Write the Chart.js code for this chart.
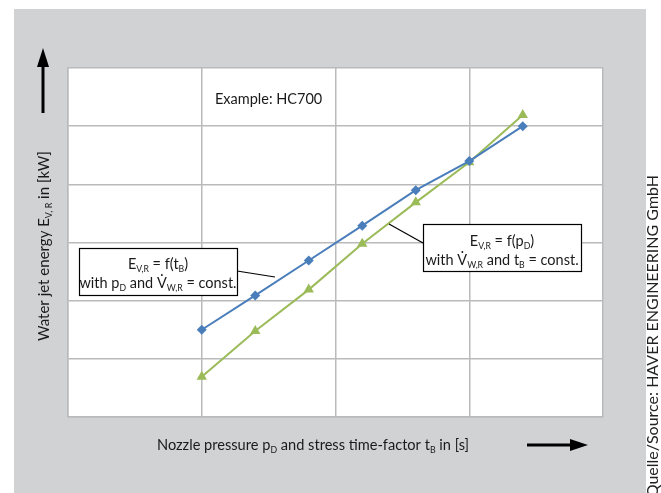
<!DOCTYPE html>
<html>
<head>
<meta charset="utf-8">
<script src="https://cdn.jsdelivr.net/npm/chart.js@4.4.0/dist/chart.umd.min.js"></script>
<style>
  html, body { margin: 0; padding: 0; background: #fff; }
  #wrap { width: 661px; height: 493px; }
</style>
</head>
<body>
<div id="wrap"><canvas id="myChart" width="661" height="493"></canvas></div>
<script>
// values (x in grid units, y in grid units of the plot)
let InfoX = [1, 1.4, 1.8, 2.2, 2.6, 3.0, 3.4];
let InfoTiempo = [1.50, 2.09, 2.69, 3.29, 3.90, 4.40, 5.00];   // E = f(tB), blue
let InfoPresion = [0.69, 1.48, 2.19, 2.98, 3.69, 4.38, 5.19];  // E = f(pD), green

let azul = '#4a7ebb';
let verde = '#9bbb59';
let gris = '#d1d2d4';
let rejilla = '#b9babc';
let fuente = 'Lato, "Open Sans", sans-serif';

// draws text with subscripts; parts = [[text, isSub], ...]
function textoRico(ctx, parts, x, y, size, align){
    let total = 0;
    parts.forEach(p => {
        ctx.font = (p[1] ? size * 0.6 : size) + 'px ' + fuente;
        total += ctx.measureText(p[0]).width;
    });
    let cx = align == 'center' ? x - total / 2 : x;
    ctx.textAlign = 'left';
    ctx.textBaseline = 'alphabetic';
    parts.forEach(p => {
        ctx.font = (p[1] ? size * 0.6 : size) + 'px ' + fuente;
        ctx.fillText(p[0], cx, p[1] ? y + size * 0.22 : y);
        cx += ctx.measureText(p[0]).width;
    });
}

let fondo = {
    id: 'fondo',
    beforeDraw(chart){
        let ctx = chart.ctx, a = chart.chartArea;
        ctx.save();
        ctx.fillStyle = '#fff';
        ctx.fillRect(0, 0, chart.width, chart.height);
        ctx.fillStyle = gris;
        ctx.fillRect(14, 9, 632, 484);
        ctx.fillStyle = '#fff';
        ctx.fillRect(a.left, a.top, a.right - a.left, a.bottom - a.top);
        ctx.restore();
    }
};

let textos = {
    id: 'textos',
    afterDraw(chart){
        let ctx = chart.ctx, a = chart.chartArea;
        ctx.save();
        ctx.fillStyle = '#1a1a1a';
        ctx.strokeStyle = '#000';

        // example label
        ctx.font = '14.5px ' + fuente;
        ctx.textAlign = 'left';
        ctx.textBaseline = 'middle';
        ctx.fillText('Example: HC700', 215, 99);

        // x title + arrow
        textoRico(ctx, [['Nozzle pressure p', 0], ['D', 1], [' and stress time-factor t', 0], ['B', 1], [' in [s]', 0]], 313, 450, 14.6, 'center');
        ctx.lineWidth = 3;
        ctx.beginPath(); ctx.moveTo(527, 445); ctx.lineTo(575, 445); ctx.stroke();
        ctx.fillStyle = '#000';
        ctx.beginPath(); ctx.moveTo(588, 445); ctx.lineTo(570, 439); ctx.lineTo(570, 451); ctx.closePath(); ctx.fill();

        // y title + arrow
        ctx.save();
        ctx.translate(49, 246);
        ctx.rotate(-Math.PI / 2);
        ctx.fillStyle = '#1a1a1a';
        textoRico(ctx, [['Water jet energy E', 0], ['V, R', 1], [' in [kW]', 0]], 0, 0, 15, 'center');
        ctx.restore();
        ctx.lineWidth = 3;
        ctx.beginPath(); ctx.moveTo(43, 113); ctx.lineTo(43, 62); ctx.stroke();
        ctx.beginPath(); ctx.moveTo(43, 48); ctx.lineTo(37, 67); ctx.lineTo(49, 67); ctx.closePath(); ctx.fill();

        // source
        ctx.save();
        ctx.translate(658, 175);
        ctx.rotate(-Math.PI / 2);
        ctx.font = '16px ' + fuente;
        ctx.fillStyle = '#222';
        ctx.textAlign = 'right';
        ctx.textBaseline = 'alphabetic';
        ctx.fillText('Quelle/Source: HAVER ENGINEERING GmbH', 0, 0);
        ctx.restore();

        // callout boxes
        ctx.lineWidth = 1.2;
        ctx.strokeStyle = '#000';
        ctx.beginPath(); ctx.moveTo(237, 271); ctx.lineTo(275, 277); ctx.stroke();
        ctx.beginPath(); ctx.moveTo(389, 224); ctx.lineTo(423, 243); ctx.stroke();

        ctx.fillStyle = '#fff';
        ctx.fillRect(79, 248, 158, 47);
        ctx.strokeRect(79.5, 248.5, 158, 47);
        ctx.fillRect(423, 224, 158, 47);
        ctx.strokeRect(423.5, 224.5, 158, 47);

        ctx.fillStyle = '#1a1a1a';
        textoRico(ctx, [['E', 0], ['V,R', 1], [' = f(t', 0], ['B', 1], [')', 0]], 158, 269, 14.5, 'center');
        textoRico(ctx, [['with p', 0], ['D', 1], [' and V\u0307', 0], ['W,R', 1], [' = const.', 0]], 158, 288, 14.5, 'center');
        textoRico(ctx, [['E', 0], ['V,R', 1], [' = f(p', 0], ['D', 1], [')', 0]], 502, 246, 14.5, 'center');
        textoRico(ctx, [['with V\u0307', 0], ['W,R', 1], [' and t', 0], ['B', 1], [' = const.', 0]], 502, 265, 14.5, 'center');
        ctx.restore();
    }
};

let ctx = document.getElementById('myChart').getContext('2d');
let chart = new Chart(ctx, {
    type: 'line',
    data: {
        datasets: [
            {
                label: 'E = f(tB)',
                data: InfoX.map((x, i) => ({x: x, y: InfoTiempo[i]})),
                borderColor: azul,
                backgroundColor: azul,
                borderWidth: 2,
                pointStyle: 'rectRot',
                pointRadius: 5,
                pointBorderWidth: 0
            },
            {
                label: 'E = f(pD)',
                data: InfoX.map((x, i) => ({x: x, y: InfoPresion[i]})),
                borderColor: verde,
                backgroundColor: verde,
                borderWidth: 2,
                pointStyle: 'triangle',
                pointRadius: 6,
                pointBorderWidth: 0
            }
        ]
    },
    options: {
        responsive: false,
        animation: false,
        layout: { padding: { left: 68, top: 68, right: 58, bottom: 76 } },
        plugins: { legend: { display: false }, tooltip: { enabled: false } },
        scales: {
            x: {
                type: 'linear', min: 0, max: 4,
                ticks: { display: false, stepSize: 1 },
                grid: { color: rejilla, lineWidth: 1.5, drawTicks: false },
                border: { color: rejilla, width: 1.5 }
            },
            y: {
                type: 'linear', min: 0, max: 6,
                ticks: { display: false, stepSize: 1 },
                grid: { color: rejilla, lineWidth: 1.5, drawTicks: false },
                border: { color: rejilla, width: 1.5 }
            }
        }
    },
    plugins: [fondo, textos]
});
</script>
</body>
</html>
• • •
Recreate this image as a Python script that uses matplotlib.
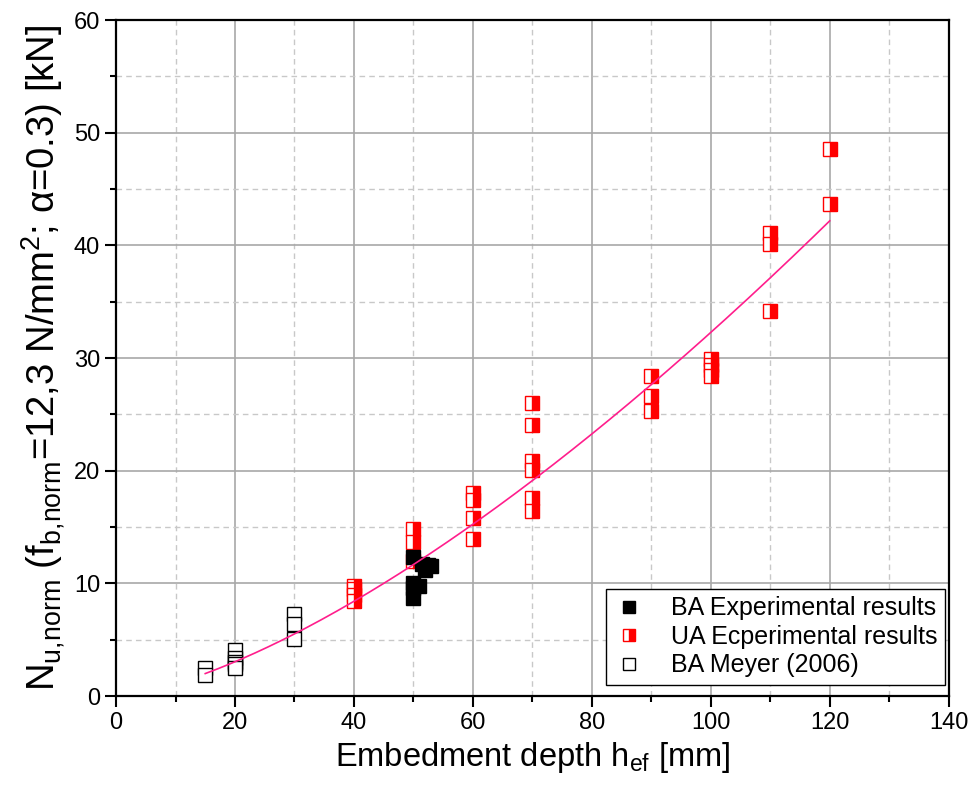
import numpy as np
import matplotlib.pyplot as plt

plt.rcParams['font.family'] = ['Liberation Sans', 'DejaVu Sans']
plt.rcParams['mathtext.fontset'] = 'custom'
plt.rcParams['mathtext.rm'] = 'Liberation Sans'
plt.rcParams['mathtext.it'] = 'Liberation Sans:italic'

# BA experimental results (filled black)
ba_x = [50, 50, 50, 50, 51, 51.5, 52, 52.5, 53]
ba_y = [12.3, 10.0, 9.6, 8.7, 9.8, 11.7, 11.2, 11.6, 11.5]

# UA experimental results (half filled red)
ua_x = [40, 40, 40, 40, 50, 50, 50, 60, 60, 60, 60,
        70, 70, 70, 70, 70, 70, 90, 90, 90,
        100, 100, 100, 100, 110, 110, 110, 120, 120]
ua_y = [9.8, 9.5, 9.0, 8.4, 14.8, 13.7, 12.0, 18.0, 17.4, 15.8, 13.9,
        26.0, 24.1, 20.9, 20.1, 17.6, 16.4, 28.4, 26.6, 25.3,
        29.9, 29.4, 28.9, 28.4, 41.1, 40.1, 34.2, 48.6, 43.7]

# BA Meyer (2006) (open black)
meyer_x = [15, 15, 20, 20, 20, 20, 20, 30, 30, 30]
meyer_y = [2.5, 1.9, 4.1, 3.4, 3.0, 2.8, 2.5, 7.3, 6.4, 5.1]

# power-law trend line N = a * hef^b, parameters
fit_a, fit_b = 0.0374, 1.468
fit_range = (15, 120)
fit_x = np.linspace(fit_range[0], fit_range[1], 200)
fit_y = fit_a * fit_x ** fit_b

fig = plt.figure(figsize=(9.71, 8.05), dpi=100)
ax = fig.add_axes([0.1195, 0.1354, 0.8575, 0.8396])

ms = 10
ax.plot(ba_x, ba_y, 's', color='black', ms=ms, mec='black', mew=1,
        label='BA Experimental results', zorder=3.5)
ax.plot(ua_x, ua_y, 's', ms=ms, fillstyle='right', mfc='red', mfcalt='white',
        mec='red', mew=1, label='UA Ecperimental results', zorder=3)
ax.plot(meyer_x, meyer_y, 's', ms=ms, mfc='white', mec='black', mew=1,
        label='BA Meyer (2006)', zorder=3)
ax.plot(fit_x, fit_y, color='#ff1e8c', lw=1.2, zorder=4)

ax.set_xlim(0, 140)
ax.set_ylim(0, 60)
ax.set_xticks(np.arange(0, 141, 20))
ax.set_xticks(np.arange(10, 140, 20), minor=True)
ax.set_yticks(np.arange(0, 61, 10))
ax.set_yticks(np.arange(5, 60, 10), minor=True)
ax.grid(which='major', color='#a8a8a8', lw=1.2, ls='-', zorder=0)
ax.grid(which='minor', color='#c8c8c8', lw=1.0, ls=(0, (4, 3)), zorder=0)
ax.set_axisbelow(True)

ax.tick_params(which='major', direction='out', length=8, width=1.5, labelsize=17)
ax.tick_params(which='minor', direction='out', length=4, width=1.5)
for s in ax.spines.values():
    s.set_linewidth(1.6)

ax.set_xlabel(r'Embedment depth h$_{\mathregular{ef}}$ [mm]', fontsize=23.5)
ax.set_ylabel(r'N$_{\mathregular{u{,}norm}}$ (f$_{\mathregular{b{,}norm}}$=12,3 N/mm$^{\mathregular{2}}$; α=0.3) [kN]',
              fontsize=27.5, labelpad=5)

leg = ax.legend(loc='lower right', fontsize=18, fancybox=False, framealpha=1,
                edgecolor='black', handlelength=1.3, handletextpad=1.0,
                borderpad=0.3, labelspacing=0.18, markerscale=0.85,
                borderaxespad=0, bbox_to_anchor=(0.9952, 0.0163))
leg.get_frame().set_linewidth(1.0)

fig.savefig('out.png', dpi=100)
• • •
Skip all pictures and retype only the stretch from the line that holds "Recreate this image" through the line that holds "ax = fig.add_axes([0.1195, 0.1354, 0.8575, 0.8396])", exactly as written.

• _PROBLEM SOLUTION_:
Recreate this image as a Python script that uses matplotlib.
import numpy as np
import matplotlib.pyplot as plt

plt.rcParams['font.family'] = ['Liberation Sans', 'DejaVu Sans']
plt.rcParams['mathtext.fontset'] = 'custom'
plt.rcParams['mathtext.rm'] = 'Liberation Sans'
plt.rcParams['mathtext.it'] = 'Liberation Sans:italic'

# BA experimental results (filled black)
ba_x = [50, 50, 50, 50, 51, 51.5, 52, 52.5, 53]
ba_y = [12.3, 10.0, 9.6, 8.7, 9.8, 11.7, 11.2, 11.6, 11.5]

# UA experimental results (half filled red)
ua_x = [40, 40, 40, 40, 50, 50, 50, 60, 60, 60, 60,
        70, 70, 70, 70, 70, 70, 90, 90, 90,
        100, 100, 100, 100, 110, 110, 110, 120, 120]
ua_y = [9.8, 9.5, 9.0, 8.4, 14.8, 13.7, 12.0, 18.0, 17.4, 15.8, 13.9,
        26.0, 24.1, 20.9, 20.1, 17.6, 16.4, 28.4, 26.6, 25.3,
        29.9, 29.4, 28.9, 28.4, 41.1, 40.1, 34.2, 48.6, 43.7]

# BA Meyer (2006) (open black)
meyer_x = [15, 15, 20, 20, 20, 20, 20, 30, 30, 30]
meyer_y = [2.5, 1.9, 4.1, 3.4, 3.0, 2.8, 2.5, 7.3, 6.4, 5.1]

# power-law trend line N = a * hef^b, parameters
fit_a, fit_b = 0.0374, 1.468
fit_range = (15, 120)
fit_x = np.linspace(fit_range[0], fit_range[1], 200)
fit_y = fit_a * fit_x ** fit_b

fig = plt.figure(figsize=(9.71, 8.05), dpi=100)
ax = fig.add_axes([0.1195, 0.1354, 0.8575, 0.8396])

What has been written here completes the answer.